— Brief —
Copy out all lines that carry the word "with".

— Given data —
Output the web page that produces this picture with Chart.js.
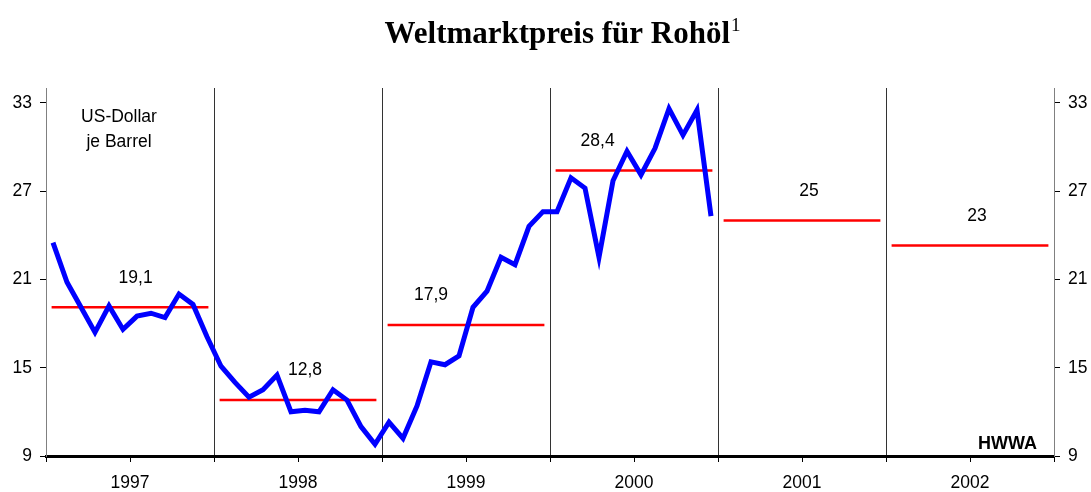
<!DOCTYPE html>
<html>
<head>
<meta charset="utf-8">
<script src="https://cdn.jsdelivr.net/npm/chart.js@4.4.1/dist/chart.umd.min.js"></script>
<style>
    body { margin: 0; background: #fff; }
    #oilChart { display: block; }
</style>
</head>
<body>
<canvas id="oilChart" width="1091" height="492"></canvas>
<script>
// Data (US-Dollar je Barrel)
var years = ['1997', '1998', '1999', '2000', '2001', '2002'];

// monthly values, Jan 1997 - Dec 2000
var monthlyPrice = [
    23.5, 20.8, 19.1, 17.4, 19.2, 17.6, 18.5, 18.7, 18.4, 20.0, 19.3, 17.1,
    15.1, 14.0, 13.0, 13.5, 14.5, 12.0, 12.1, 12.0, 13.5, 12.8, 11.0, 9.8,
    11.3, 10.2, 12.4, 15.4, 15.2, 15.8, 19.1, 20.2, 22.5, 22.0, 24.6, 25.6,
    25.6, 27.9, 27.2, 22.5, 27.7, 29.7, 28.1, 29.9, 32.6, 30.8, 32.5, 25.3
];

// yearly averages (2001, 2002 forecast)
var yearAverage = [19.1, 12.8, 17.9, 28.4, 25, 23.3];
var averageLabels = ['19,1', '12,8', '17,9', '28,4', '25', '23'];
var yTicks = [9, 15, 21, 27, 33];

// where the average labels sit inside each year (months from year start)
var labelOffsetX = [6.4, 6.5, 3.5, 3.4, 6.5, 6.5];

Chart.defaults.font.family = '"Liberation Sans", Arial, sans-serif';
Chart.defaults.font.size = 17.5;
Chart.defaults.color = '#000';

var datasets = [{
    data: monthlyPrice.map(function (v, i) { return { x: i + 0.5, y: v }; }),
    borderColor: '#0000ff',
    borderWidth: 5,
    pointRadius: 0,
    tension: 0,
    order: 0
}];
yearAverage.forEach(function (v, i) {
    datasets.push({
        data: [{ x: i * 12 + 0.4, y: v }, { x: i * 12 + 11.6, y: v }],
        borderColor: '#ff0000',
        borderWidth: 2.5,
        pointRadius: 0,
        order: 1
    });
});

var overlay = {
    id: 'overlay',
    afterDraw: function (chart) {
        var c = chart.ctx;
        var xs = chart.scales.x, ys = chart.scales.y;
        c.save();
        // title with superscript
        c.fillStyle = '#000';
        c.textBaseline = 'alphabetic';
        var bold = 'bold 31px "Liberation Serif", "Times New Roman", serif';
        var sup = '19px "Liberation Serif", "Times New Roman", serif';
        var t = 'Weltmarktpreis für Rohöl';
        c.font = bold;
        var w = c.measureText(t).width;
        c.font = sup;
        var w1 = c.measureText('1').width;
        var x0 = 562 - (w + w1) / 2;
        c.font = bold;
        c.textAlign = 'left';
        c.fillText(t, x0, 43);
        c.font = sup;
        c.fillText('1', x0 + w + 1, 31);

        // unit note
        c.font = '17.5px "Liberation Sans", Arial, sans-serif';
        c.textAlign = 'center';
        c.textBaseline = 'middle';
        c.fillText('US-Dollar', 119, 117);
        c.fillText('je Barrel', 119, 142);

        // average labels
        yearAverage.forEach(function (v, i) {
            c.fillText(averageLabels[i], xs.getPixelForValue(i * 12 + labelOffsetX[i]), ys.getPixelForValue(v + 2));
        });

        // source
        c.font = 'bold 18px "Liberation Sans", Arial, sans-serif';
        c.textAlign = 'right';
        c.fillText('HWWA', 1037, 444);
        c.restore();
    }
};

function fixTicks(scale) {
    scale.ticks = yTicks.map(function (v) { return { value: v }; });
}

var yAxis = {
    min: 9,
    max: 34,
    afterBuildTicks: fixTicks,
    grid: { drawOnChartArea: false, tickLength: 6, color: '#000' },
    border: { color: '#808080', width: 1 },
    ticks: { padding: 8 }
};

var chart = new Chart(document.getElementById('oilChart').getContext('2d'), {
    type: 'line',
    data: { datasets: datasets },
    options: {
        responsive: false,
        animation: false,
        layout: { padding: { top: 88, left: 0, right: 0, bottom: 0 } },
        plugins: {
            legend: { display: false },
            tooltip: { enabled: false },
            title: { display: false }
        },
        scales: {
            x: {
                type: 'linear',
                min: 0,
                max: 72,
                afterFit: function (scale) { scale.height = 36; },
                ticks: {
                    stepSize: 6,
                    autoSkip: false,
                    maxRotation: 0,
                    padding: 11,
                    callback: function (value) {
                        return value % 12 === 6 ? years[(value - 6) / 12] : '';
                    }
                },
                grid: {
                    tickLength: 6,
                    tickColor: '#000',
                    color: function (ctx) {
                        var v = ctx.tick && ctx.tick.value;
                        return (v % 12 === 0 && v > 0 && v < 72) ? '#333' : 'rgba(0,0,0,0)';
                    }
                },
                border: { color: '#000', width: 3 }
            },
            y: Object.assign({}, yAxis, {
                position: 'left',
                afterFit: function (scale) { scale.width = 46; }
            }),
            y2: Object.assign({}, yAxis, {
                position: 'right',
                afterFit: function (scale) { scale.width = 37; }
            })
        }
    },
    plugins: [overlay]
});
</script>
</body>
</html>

— Exercise response —
Output the web page that produces this picture with Chart.js.
        // title with superscript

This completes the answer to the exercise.